5 questions with… Case Medal for Excellence in Health Science Innovation winner Cliff Harding

Photo of Cliff Harding wearing the Case Medal

During a virtual ceremony on Dec. 4, Stan Gerson, interim dean for the School of Medicine, awarded Cliff Harding the Case Medal for Excellence in Health Science Innovation. Harding was recognized for his groundbreaking research, skilled department management, and deep dedication to his students with the highest honor bestowed by the School of Medicine.

“I had absolutely no idea this was coming,” said Harding, a Distinguished University Professor, the Joseph R. Kahn Professor and chair of the Department of Pathology at Case Western Reserve University and University Hospitals (UH) Cleveland Medical Center. He also serves as director of the Diagnostic Institute at UH, and interim chair of anatomy at the School of Medicine.

Recruited to CWRU in 1993, Harding directs the research and clinical activities of hundreds of faculty and staff in Case Western Reserve’s pathology department. With expertise spanning several medical disciplines, including cancer, immunology, neuropathology, and basic and translational research, he also manages the clinical practice arm of his team at UH. 

While in medical school at Washington University in St. Louis, Harding published a breakthrough manuscript that provided the first description of exosomes. Known to be universal in biology today, exosomes are small vesicles that promote a range of important cellular functions, including transferring DNA, RNA, and proteins to other cells, thereby altering the function of the target cells as well as influencing the pathology of carcinogenesis and inflammation. 

Harding’s manuscript has been cited over 2,750 times, and on the 30th anniversary of his discovery of exosomes, he was invited to author a retrospective in the Journal of Cell Biology on their discovery and importance. His research in recent years has included seminal publications in immunology in the areas of antigen processing and MHC function, and later, in immune evasion mechanisms in tuberculosis.

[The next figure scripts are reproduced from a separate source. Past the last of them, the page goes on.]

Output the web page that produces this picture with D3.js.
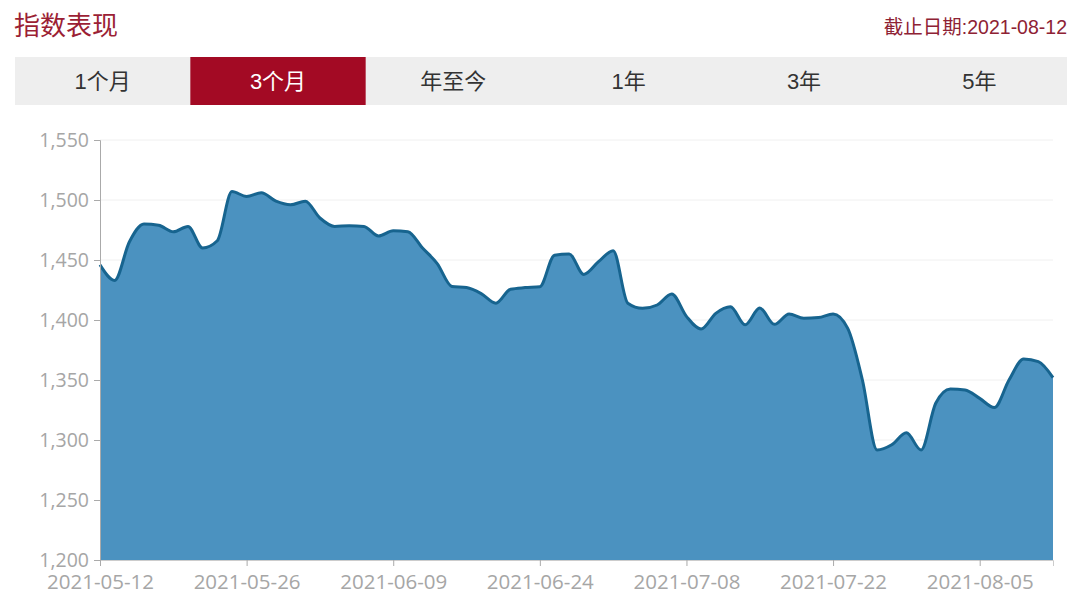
<!DOCTYPE html>
<html><head><meta charset="utf-8">
<script src="https://cdn.jsdelivr.net/npm/d3@7/dist/d3.min.js"></script>
<style>
html,body{margin:0;padding:0;background:#fff;}
svg{display:block;font-family:"Open Sans","Noto Sans CJK SC",sans-serif;}
</style></head>
<body><svg id="c" width="1080" height="598"></svg>
<script>
const dates = ["2021-05-12","2021-05-13","2021-05-14","2021-05-17","2021-05-18","2021-05-19","2021-05-20","2021-05-21","2021-05-24","2021-05-25",
"2021-05-26","2021-05-27","2021-05-28","2021-05-31","2021-06-01","2021-06-02","2021-06-03","2021-06-04","2021-06-07","2021-06-08",
"2021-06-09","2021-06-10","2021-06-11","2021-06-15","2021-06-16","2021-06-17","2021-06-18","2021-06-21","2021-06-22","2021-06-23",
"2021-06-24","2021-06-25","2021-06-28","2021-06-29","2021-06-30","2021-07-01","2021-07-02","2021-07-05","2021-07-06","2021-07-07",
"2021-07-08","2021-07-09","2021-07-12","2021-07-13","2021-07-14","2021-07-15","2021-07-16","2021-07-19","2021-07-20","2021-07-21",
"2021-07-22","2021-07-23","2021-07-26","2021-07-27","2021-07-28","2021-07-29","2021-07-30","2021-08-02","2021-08-03","2021-08-04",
"2021-08-05","2021-08-06","2021-08-09","2021-08-10","2021-08-11","2021-08-12"];
const values = [1446,1433,1465,1480,1479,1473.5,1478,1460,1466,1507,
1503,1506,1499,1496,1499,1485,1478,1478.6,1478,1470,
1474.4,1473.6,1460,1447,1428,1427,1422,1414,1425.6,1427,
1427.8,1454,1455,1438,1448.6,1457.8,1414,1409.7,1412.5,1421.7,
1403,1392.5,1405.5,1411,1396,1410,1396.4,1405,1401.4,1402,
1405,1393,1350,1291.7,1296,1306,1291.7,1330.6,1342.5,1341.7,
1334.7,1327,1350,1367.5,1365.3,1352];
const yTicks = [1200,1250,1300,1350,1400,1450,1500,1550];
const xTickLabels = ["2021-05-12","2021-05-26","2021-06-09","2021-06-24","2021-07-08","2021-07-22","2021-08-05"];
const tabs = ["1个月","3个月","年至今","1年","3年","5年"];
const activeTab = "3个月";
const title = "指数表现";
const asOf = "截止日期:2021-08-12";

const svg = d3.select("#c");
const L = 100, R = 1053, T = 140, B = 560;

svg.append("text").attr("x",14).attr("y",35).attr("font-size",26)
  .attr("fill","#9c1f35").attr("font-family","'Noto Sans CJK SC',sans-serif").text(title);
svg.append("text").attr("x",1067).attr("y",34).attr("font-size",19.5).attr("text-anchor","end")
  .attr("fill","#8e2234").attr("font-family","'Liberation Sans','Noto Sans CJK SC',sans-serif").text(asOf);

// tabs
const tabX = d3.scaleBand().domain(tabs).range([15,1067]);
svg.append("rect").attr("x",15).attr("y",57).attr("width",1052).attr("height",48).attr("fill","#eeeeee");
const tg = svg.append("g").selectAll("g").data(tabs).join("g");
tg.append("rect").attr("x",d=>tabX(d)).attr("y",57).attr("width",tabX.bandwidth()).attr("height",48)
  .attr("fill",d=>d===activeTab?"#a30a24":"none");
tg.append("text").attr("x",d=>tabX(d)+tabX.bandwidth()/2).attr("y",89).attr("text-anchor","middle")
  .attr("font-size",22).attr("font-family","'Liberation Sans','Noto Sans CJK SC',sans-serif")
  .attr("fill",d=>d===activeTab?"#ffffff":"#333333").text(d=>d);

const x = d3.scalePoint().domain(dates).range([L,R]);
const y = d3.scaleLinear().domain([1200,1550]).range([B,T]);

// grid
svg.append("g").selectAll("line").data(yTicks.slice(1)).join("line")
  .attr("x1",L).attr("x2",R).attr("y1",d=>y(d)).attr("y2",d=>y(d))
  .attr("stroke","#f0f0f0").attr("stroke-width",1);

const data = dates.map((d,i)=>({d,v:values[i]}));
const curve = d3.curveMonotoneX;
svg.append("path").datum(data)
  .attr("d",d3.area().x(p=>x(p.d)).y0(B).y1(p=>y(p.v)).curve(curve))
  .attr("fill","#4b92c0");
svg.append("path").datum(data)
  .attr("d",d3.line().x(p=>x(p.d)).y(p=>y(p.v)).curve(curve))
  .attr("fill","none").attr("stroke","#17648f").attr("stroke-width",3).attr("stroke-linejoin","round");

// y axis
const ya = svg.append("g").attr("transform",`translate(${L},0)`)
  .call(d3.axisLeft(y).tickValues(yTicks).tickFormat(d3.format(",")).tickSize(6).tickPadding(5));
ya.select(".domain").attr("stroke","#aaaaaa");
ya.selectAll(".tick line").attr("stroke","#aaaaaa");
ya.selectAll("text").attr("font-size",19.5).attr("fill","#a6a6a6").attr("font-family","'Open Sans',sans-serif");

// x axis
const xa = svg.append("g").attr("transform",`translate(0,${B})`)
  .call(d3.axisBottom(x).tickValues(xTickLabels).tickSize(6).tickPadding(4));
xa.select(".domain").attr("stroke","#cccccc");
xa.selectAll(".tick line").attr("stroke","#aaaaaa");
xa.selectAll("text").attr("font-size",20.5).attr("fill","#a6a6a6").attr("font-family","'Open Sans',sans-serif")
  .attr("dy","0.95em");
</script></body></html>
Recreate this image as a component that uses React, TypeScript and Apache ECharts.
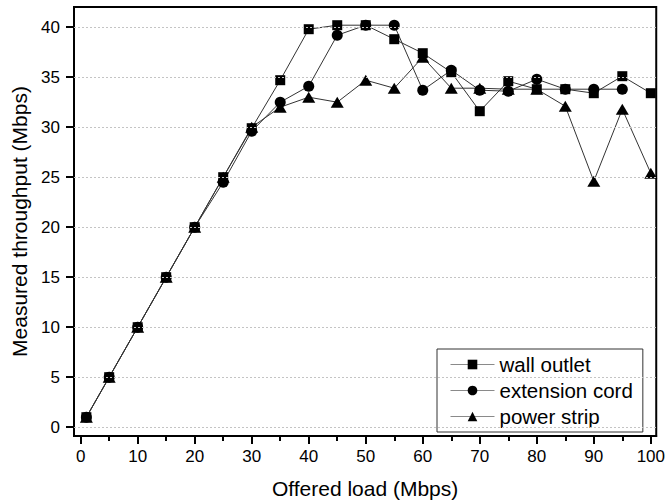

“Cliff has built his department into the 10th-best funded pathology department in the U.S.,” Gerson said. “He led our flagship MD/PhD-granting Medical Scientist Training Program for a generation of students, which remains one of the largest and most successful programs in the country. He also founded the Clinical and Translational Scientist Training Program through the CTSA, and its TL1 research training grant, providing comprehensive training for physicians, nurses, and dentists focusing on clinical and translational research.” 

Discover more about Harding in this week’s five questions.

1. What was the last book you read? 

Although I don’t have much free time, I’m usually reading several books concurrently. One of the books I’m currently reading is Who We Are and How We Got Here: Ancient DNA and the New Science of the Human Past by David Reich. It’s about ancient DNA and using human genetic sequences to trace prehistoric migrations of humans. I’m also reading Steven Pinker’s The Better Angels of our Nature, a wide-ranging treatise about the reduction of violence in human societies over millennia. 

2. When you were younger, what did you want to be when you grew up? 

I’ve always wanted to be a scientist, and the academic setting appealed to me. My mother earned her PhD in 1948 and was a published researcher in developmental biology during an era where women weren’t welcomed into scientific careers. My dad was a cell biologist and ophthalmology researcher. Fun fact: My maternal grandmother was also an educator and was dean of the College for Women at Western Reserve University from 1912 to 1914, and my grandfather was on the faculty here in classics at that time. 

My parents didn’t push me into science; I came to it on my own, but of course I was influenced by science in the family. At first, I wanted to be a physicist, but switched to neurobiology in college and my early graduate schoolwork, then to cell biology for my PhD, and to pathology and immunology during my residency and postdoctoral training. 

3.    If you could have a superpower, what would it be? 

I would like to have the superpower to bring people with opposing viewpoints together to agree on rational compromises. We are living in an increasingly polarized society. I’d like to be “The Convincer” of compromise and common agreement.

4.    Who has had the greatest influence on you? 

Both my parents influenced me greatly, as has my wife, Mina Chung, who is an NIH-funded cardiologist and researcher at Cleveland Clinic. Scientifically, I was influenced by three important mentors: Philip Stahl, John Heuser and Emil Unanue. At Case Western Reserve, I have had many great collaborators in both research, especially Henry Boom, chief of the Division of Infectious Diseases and HIV medicine, and in research education programs, particularly George Dubyak and Derek Abbott.

5.   What’s your favorite thing about Case Western Reserve?

The people here—students, faculty and staff—are inspirational. The atmosphere at the school is very special, nurturing collegial and collaborative relationships. In the programs I have helped to develop, I’ve had the pleasure of working with exceptional colleagues and trainees.